No momento em que completam 50 anos, os Carimbos de José Cláudio driblam, por fim, a reserva com a qual até então tinham sido apresentados publicamente. Antes da exposição panorâmica da série, realizada ano passado no Museu de Arte Moderna Aloísio Magalhães, em Recife, as ocasionais aparições dos Carimbos terminaram por prorrogar, aos dias de hoje, um acesso de fato significativo a esse precioso momento da trajetória do artista pernambucano. Preservado nas mapotecas de raros amigos, colecionadores e instituições, o conjunto surpreende por sua amplitude e complexidade: entre 1968 e 1972, José Cláudio deve ter produzido ao menos duas centenas de trabalhos que esgarçaram e tensionaram o caráter reiterativo do carimbo numa volúpia de diferenças e singularidades de todo tipo.

 

É preciso pontuar que, como revela o artista, os carimbos “aconteceram sem nenhuma ideia deliberada de vanguarda ou experimentalismo”. Foram, antes, uma saída criativa a um problema de ordem técnica: nos anos 1960, como desenhista da Sudene (Superintendência de Desenvolvimento do Nordeste), José Cláudio precisou encontrar uma solução rápida para reproduzir grandes áreas de vegetação em plantas cartográficas: “o mapa ficou pronto, mas eu continuei em casa brincando com os carimbinhos por puro deleite”. O que se segue são anos de experimentação que o desenho em trabalhos que exploram aspectos tão diversos quanto os signos linguísticos, a narrativa ou as possibilidades gráficas das superfícies. Ao mesmo tempo, politizada, a reprodutibilidade dos carimbos acendia a ética de uma arte cujos gestos não são sempre únicos, tampouco extraordinários – ecos da agenda comunista latente em José Cláudio desde seus tempos de Ateliê Coletivo (1952-1957).

 

Ao final dos anos 1960, abraçado pelo poema/processo através de Jommard Muniz de Britto e Moacy Cirne, José Cláudio produziu livros de artista articulando carimbos, desenho, pintura, colagem e técnicas de impressão.

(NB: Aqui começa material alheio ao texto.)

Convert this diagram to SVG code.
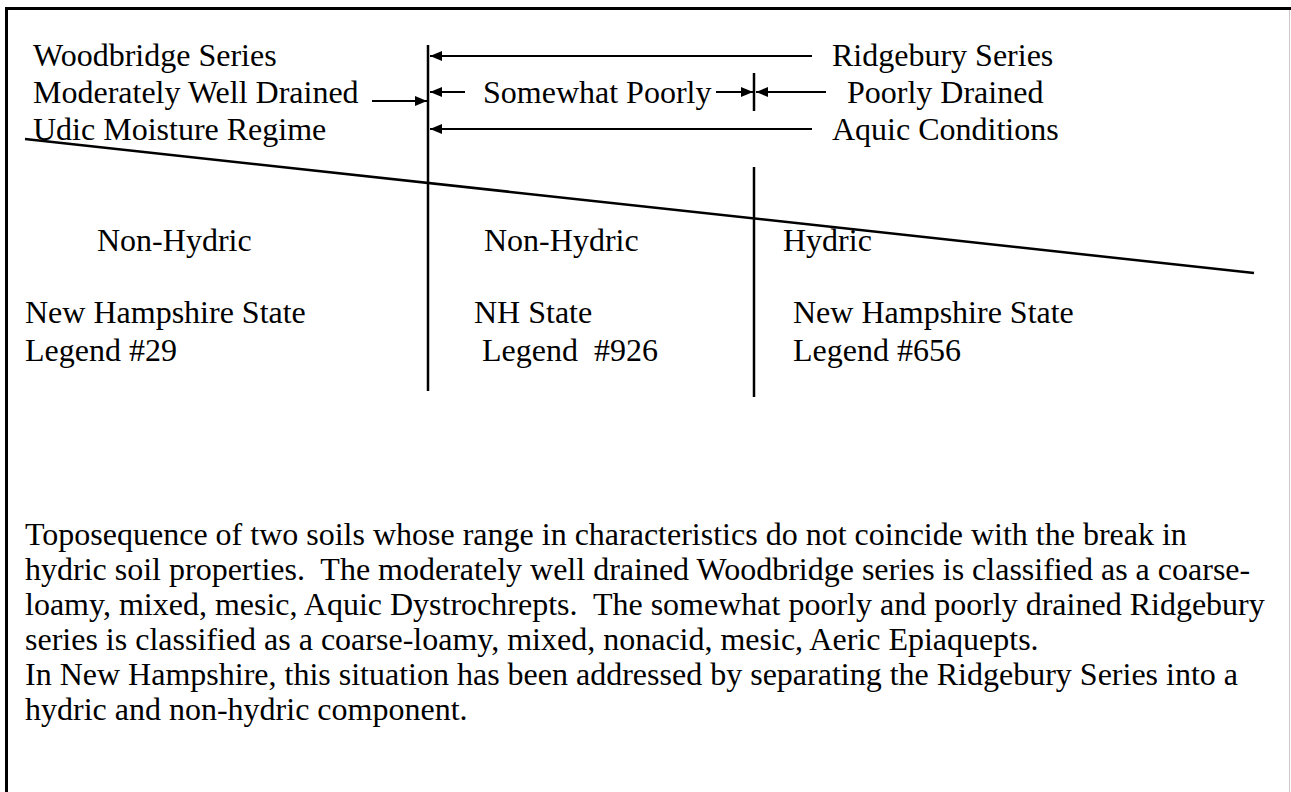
<svg xmlns="http://www.w3.org/2000/svg" width="1291" height="792" viewBox="0 0 1291 792">
<defs>
<marker id="ah" viewBox="0 0 12 10" refX="12" refY="5" markerWidth="12" markerHeight="10" markerUnits="userSpaceOnUse" orient="auto">
<path d="M0,0 L12,5 L0,10 Z" fill="#000"/>
</marker>
</defs>
<style>
.ln{stroke:#000;stroke-width:2.5;fill:none}
.ar{stroke:#000;stroke-width:2;fill:none;marker-end:url(#ah)}
text{font-family:"Times New Roman","Liberation Serif",Tinos,serif;font-size:32px;fill:#000}
</style>
<rect width="1291" height="792" fill="#fff"/>
<g id="frame">
<line x1="5" y1="8.5" x2="1291" y2="8.5" stroke="#000" stroke-width="3"/>
<line x1="6.5" y1="7" x2="6.5" y2="792" stroke="#000" stroke-width="3"/>
<line x1="1289.5" y1="10" x2="1289.5" y2="792" stroke="#ccc" stroke-width="1"/>
</g>
<g id="connectors">
<line class="ln" x1="428" y1="45" x2="428" y2="391"/>
<line class="ln" x1="754" y1="73" x2="754" y2="111"/>
<line class="ln" x1="754" y1="167" x2="754" y2="397"/>
<line class="ln" x1="25" y1="139" x2="1254" y2="273"/>
<line class="ar" x1="372" y1="101" x2="427" y2="101"/>
<line class="ar" x1="812" y1="56" x2="430" y2="56"/>
<line class="ar" x1="465" y1="92" x2="430" y2="92"/>
<line class="ar" x1="716" y1="92" x2="753" y2="92"/>
<line class="ar" x1="826" y1="92" x2="756" y2="92"/>
<line class="ar" x1="812" y1="129" x2="430" y2="129"/>
</g>
<g id="woodbridge">
<text x="33" y="66">Woodbridge Series</text>
<text x="33" y="103">Moderately Well Drained</text>
<text x="33" y="140">Udic Moisture Regime</text>
</g>
<g id="ridgebury">
<text x="832" y="66">Ridgebury Series</text>
<text x="847" y="103">Poorly Drained</text>
<text x="832" y="140">Aquic Conditions</text>
</g>
<g id="somewhat">
<text x="483" y="103">Somewhat Poorly</text>
</g>
<g id="col1">
<text x="97" y="251">Non-Hydric</text>
<text x="25" y="323">New Hampshire State</text>
<text x="25" y="361">Legend #29</text>
</g>
<g id="col2">
<text x="484" y="251">Non-Hydric</text>
<text x="474" y="323">NH State</text>
<text x="482" y="361" xml:space="preserve">Legend  #926</text>
</g>
<g id="col3">
<text x="783" y="251">Hydric</text>
<text x="793" y="323">New Hampshire State</text>
<text x="793" y="361">Legend #656</text>
</g>
<g id="caption">
<text x="25" y="545" xml:space="preserve">Toposequence of two soils whose range in characteristics do not coincide with the break in</text>
<text x="25" y="580" xml:space="preserve">hydric soil properties.  The moderately well drained Woodbridge series is classified as a coarse-</text>
<text x="25" y="615" xml:space="preserve">loamy, mixed, mesic, Aquic Dystrochrepts.  The somewhat poorly and poorly drained Ridgebury</text>
<text x="25" y="650" xml:space="preserve">series is classified as a coarse-loamy, mixed, nonacid, mesic, Aeric Epiaquepts.</text>
<text x="25" y="685" xml:space="preserve">In New Hampshire, this situation has been addressed by separating the Ridgebury Series into a</text>
<text x="25" y="720" xml:space="preserve">hydric and non-hydric component.</text>
</g>
</svg>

Seus livros se constituíam a partir dos acontecimentos de seu próprio processo de criação, sem roteiro prévio, incorporando acasos e abertos à participação de outras pessoas, como em 1968 apontava em carta a Walter Zanini: “eu corto os carimbinhos e os modifico às vezes no próprio desenrolar do (de um) desenho, como igualmente posso usar o mesmo carimbinho (ou os mesmos) para compor vários desenhos diferentes”. Além dos livros de artista, José Cláudio teve seus poemas incluídos nas publicações do movimento, bem como relidos e apropriados por outrxs artistas, conforme a prática da produção de versões tão cara ao poema/processo.

 

A despeito de toda a potência plástica e política que vinha sendo gestada nos desenhos e nos carimbos daquela virada para os anos 1970 – ou, talvez, precisamente por essa força de criação –, é também nesse período que José Cláudio retoma a pintura, tornando-se eminentemente conhecido como o “pintor de Olinda”. Ainda que breves, aqueles anos de trabalho repercutiram imediatamente nos artistas do poema/processo, da arte postal e da – assim chamada – arte conceitual brasileira. Nem tão remotamente, reverberaram também no campo das artes gráficas. E, embora cada vez mais distantes no tempo, continuaram excitando nossos imaginários e nossas referências de liberdade e de experimentação.